Formação dos advogados – por A. Marinho Pinto

Transcrito, com a devida vénia, do Jornal de Notícias de 2012-02-27

 

 

O Tribunal Constitucional (TC) veio, mais uma vez, declarar inconstitucionais várias normas do Regulamento Nacional de Estágio (RNE) da Ordem dos Advogados (OA), por alegada violação da Constituição da República Portuguesa (CRP) na parte em que esta garante que “[t]odos têm direito a escolher livremente a profissão ou o género de trabalho” (artigo 47º, n.º 1). Em causa estão disposições que exigem aproveitamento aos milhares de candidatos à advocacia inscritos no estágio da OA.

 

O estágio para advogado tem duas fases: a primeira tem a duração de seis meses e “destina-se a fornecer aos estagiários os conhecimentos técnico-profissionais e deontológicos fundamentais e a habilitá-los para a prática de atos próprios da profissão de competência limitada e tutelada”; a fase complementar tem a duração de 18 meses e “visa uma formação alargada, complementar e progressiva” de modo a prepará-los para o exercício pleno da advocacia.

 

As normas do RNE que o TC revogou estabeleciam que os candidatos que tivessem efetuado dois estágios consecutivos sem aproveitamento só poderiam inscrever-se para um terceiro depois de decorridos três anos. E isso porque a OA não pode nem deve estar a dar formação profissional, repetidamente, a quem não está em condições de assimilar essa formação por falta dos conhecimentos jurídicos de base que só as universidades podem ministrar.

 

Na OA, um estagiário que reprove no exame final da fase complementar pode repetir o exame; se voltar a reprovar pode repetir toda essa fase do estágio; se depois voltar a reprovar no exame final pode repetir mais outra vez esse exame e se voltar a reprovar, então é que já só poderá voltar a repetir o estágio passados três anos. O que o TC agora veio dizer é que essa exigência viola o direito de escolha da profissão e, portanto, que esses estagiários podem reprovar indefinidamente, sendo a OA obrigada a oferecer-lhes tantos estágios quantos eles queiram.

 

Esta decisão surge cerca de um ano depois de o TC ter também declarado inconstitucionais outras normas do mesmo regulamento estabelecendo que o acesso ao estágio de advogado seria efetuado através de um exame nacional de acesso, apenas para os licenciados em direito que tivessem tirado o curso após o Processo de Bolonha, ou seja, com três ou quatro anos de licenciatura. Os que tivessem o mestrado ou uma licenciatura com cinco anos acediam ao estágio sem necessidade desse exame.

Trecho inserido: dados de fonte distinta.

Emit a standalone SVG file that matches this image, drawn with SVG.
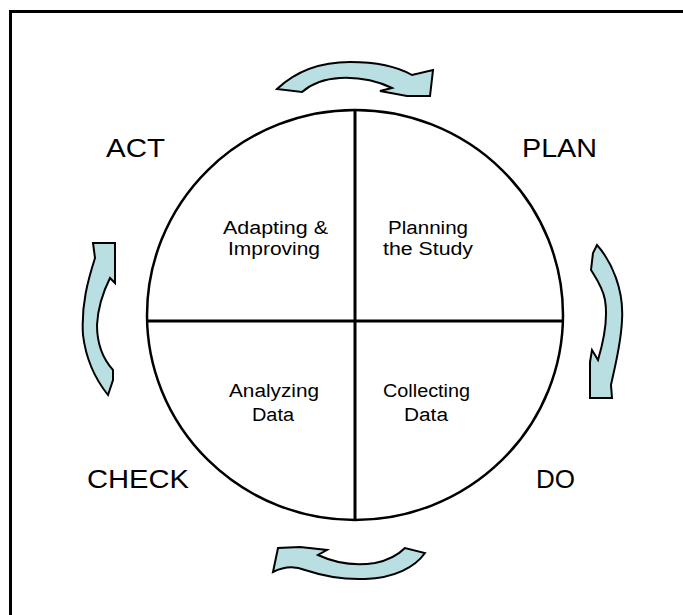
<svg xmlns="http://www.w3.org/2000/svg" width="683" height="615" viewBox="0 0 683 615">
<style>
.lbl{font-family:"Liberation Sans",Arial,sans-serif;fill:#000;}
.big{font-size:26px;}
.sm{font-size:18px;}
.arr{fill:#b9dfe3;stroke:#000;stroke-width:2;stroke-linejoin:miter;}
.ln{stroke:#000;stroke-width:3;fill:none;}
</style>
<rect x="0" y="0" width="683" height="615" fill="#fff"/>
<rect x="10.5" y="11.5" width="700" height="700" fill="none" stroke="#000" stroke-width="3"/>
<g id="cycle">
<ellipse cx="355" cy="315" rx="208" ry="205" fill="none" stroke="#000" stroke-width="2.5"/>
<line class="ln" x1="355" y1="110" x2="355" y2="520"/>
<line class="ln" x1="146" y1="321" x2="563" y2="321"/>
</g>
<g id="quad-act"><text class="lbl sm" x="223" y="234" textLength="105" lengthAdjust="spacingAndGlyphs">Adapting &amp;</text><text class="lbl sm" x="228" y="255" textLength="92" lengthAdjust="spacingAndGlyphs">Improving</text></g>
<g id="quad-plan"><text class="lbl sm" x="388" y="234" textLength="80" lengthAdjust="spacingAndGlyphs">Planning</text><text class="lbl sm" x="383" y="255" textLength="90" lengthAdjust="spacingAndGlyphs">the Study</text></g>
<g id="quad-check"><text class="lbl sm" x="229" y="397" textLength="90" lengthAdjust="spacingAndGlyphs">Analyzing</text><text class="lbl sm" x="252" y="421" textLength="42" lengthAdjust="spacingAndGlyphs">Data</text></g>
<g id="quad-do"><text class="lbl sm" x="383" y="397" textLength="87" lengthAdjust="spacingAndGlyphs">Collecting</text><text class="lbl sm" x="404" y="421" textLength="44" lengthAdjust="spacingAndGlyphs">Data</text></g>
<g id="act"><text class="lbl big" x="106" y="157" textLength="59" lengthAdjust="spacingAndGlyphs">ACT</text></g>
<g id="plan"><text class="lbl big" x="522" y="157" textLength="75" lengthAdjust="spacingAndGlyphs">PLAN</text></g>
<g id="check"><text class="lbl big" x="87" y="488" textLength="102" lengthAdjust="spacingAndGlyphs">CHECK</text></g>
<g id="do"><text class="lbl big" x="536" y="488" textLength="39" lengthAdjust="spacingAndGlyphs">DO</text></g>
<g id="connectors">
<path class="arr" d="M277,89 C295,72 320,62 350,62 C378,62 398,67 412,75 L433,70 L430,96 L407,96 L380,91 L392,88 C375,80 360,77 340,78 C322,79 310,85 302,92 Z"/>
<path class="arr" d="M597,245 C612,262 624,290 622,320 C621,345 614,370 611,385 L612,398 L590,398 L590,362 L592,350 L598,360 C604,340 608,318 605,300 C603,288 596,278 591,270 L593,253 Z"/>
<path class="arr" d="M273,572 L278,548 L300,547 L327,550 L318,555 C335,563 355,566 375,563 C390,560 400,553 405,548 L425,553 C415,567 395,578 365,579 C340,580 320,575 305,570 C295,566 285,566 273,572 Z"/>
<path class="arr" d="M93,243 L115,243 L115,283 L110,278 C104,290 98,305 97,325 C97,345 104,360 113,370 L113,380 L108,395 C96,380 86,360 83,335 C81,305 88,280 95,258 Z"/>
</g>
</svg>
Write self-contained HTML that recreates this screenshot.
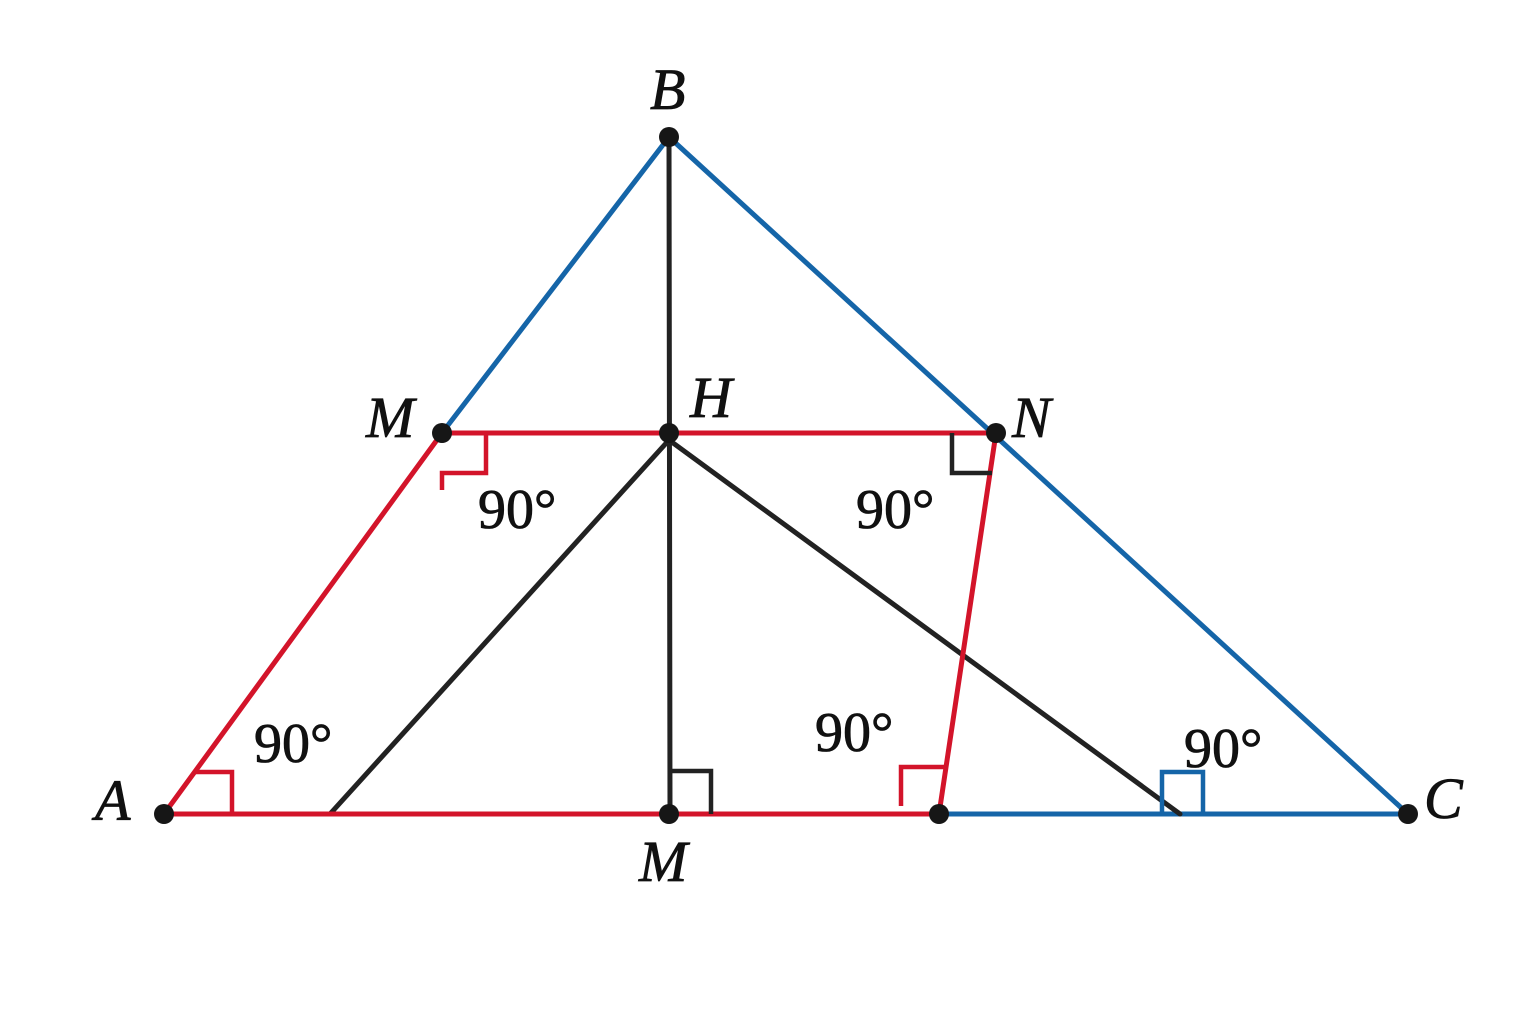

Sublinhe-se que o acesso à magistratura é muito mais gravoso, pois, agora, só os mestres em direito podem entrar para o Centro de Estudos Judiciários e, mesmo assim, só através de um exame igual ao que o TC declarou inconstitucional na OA. O próprio Estado reconhece, pois, que os novos licenciados não estão preparados para receber formação para uma profissão forense, já que nem com um exame os deixa entrar no CEJ.

 

Todos os anos, a OA é obrigada a admitir vários milhares de licenciados em direito que não conseguem entrar na magistratura, no notariado, nas conservatórias, na Função Pública ou aceder a qualquer outra profissão. Para o TC é totalmente indiferente que isso destrua a dignidade e a credibilidade de uma profissão que a CRP (artigo 208.º) define como essencial à administração da justiça.

 

O que o TC pretende, no fundo, é obrigar a OA a receber e dar formação a milhares de licenciados impreparados juridicamente, diplomados por universidades que mercantilizaram totalmente o ensino do direito e exploram inescrupulosamente as ilusões de uma juventude sem esperanças, vendendo-lhes licenciaturas que, em bom rigor, não servem para nada e que até o Estado (que as criou) rejeita.

 

Infelizmente, o TC não percebe que a OA não existe para garantir o direito à profissão de ninguém, mas sim para garantir à sociedade que aqueles que vão exercer a advocacia estão preparados para isso. É essa a função da OA e não outra. Por mim, garanto que, enquanto for o bastonário, a OA cumprirá escrupulosamente as decisões dos tribunais, mesmo as decisões erradas como esta do TC. Mas garanto também que aqueles que acederem à profissão estão em condições de merecer a confiança dos cidadãos, pois a OA não venderá cédulas profissionais de advogado como as universidades têm estado a vender diplomas de licenciatura em direito.